The president’s latest defense comes as prosecutors continue to probe hush money payments made during the 2016 election.

Former Trump attorney Michael Cohen.
Former Trump attorney Michael Cohen.
Michael Cohen, Trump’s former personal attorney, was sentenced to three years in prison by the Manhattan federal court on December 12, 2018.
Drew Angerer/Getty Images
Jen Kirby
Jen Kirby is a senior foreign and national security reporter at Vox, where she covers global instability.

President Donald Trump defended his role in the illegal hush money payments made by his former attorney Michael Cohen in a series of tweets on Thursday morning. Trump claimed he “did nothing wrong with respect to campaign finance laws” and that the campaign finance crimes Cohen pleaded guilty to weren’t even actual crimes.
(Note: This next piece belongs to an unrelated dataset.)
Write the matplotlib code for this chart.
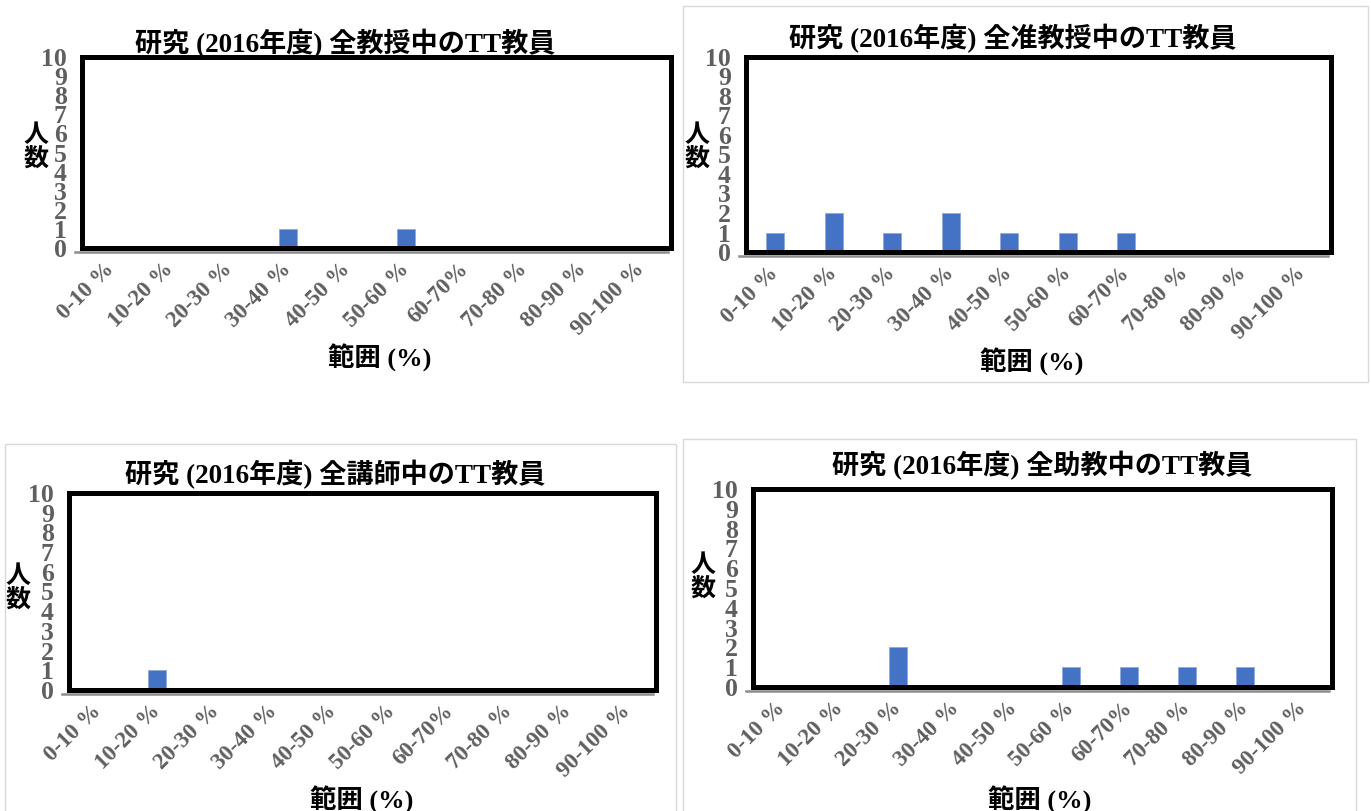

The Thursday morning tweets came after a federal judge sentenced Cohen to three years in prison on Wednesday for various crimes, including campaign finance violations involving payments made during the 2016 presidential campaign to two women who claimed to have had affairs with Trump.

Prosecutors have alleged that Cohen made the payments with the intention of influencing the election, and that he did so “in coordination with and at the direction” of “Individual 1,” which is how Trump is identified in the court documents.

Trump pushed back in his Thursday tweets, saying that he never “directed Michael Cohen to break the law,” and blamed Cohen for not knowing the law.

The president also said he did nothing wrong with respect to campaign laws, but then suggested that campaign laws didn’t matter because no crime had happened.

“Cohen was guilty on many charges unrelated to me, but he plead to two campaign charges which were not criminal and of which he probably was not guilty on a civil basis.” Trump went on to say that Cohen only pleaded guilty out of a desire to embarrass the president and get a lighter sentence.

So, to sum up: Trump is claiming he didn’t do anything wrong, and even if he did, what Cohen did (and pleaded guilty to) wasn’t actually a crime.

Prosecutors, however, have said that the payments, which exceeded the limit for an unreported campaign donation, were made with the purpose of influencing the presidential election. And Cohen, during his sentencing, told the judge he took “full responsibility” for each crime he pleaded guilty to, including those involving the president of the United States of America.

This is the latest attempt by Trump to explain away the hush-money payments made during the 2016 campaign. Trump initially claimed he knew nothing about the payments, specifically the $130,000 paid to porn actress Stormy Daniels.

Then, in May, Trump attorney Rudy Giuliani admitted on Fox News that Trump had repaid Cohen for the payments to Daniels that the president had previously claimed he knew nothing about — which Trump later confirmed on Twitter.

The president’s story has changed multiple times throughout this saga; his tweets on Thursday are merely the latest iteration.

And despite Cohen’s sentencing, the investigation appears far from over. (This investigation is run out of the Southern District of New York and is separate from special counsel Robert Mueller’s probe.)

On Thursday, federal prosecutors in Manhattan said they’d reached a “non-prosecution agreement” with American Media Inc., the National Enquirer’s parent company that was involved in the $150,000 payoff to the other women involved in the scandal, former Playboy model Karen McDougal.

As part of the agreement, American Media Inc. (AMI) admitted its role in the payment, which was intended to influence the election: AMI entered into a “catch and kill” deal with McDougal in August 2016, where they paid her $150,000 and offered her a series of health columns in exchange for her silence about her alleged affair with Trump. The CEO of AMI, David Pecker, is a friend of Trump.

AMI is continuing to cooperate with prosecutors.

Recent reports also suggest that prosecutors are continuing to probe the involvement of the Trump Organization and Trump himself in the payments. Where that will lead is unclear, but the next step in the probe appears to involve the president himself.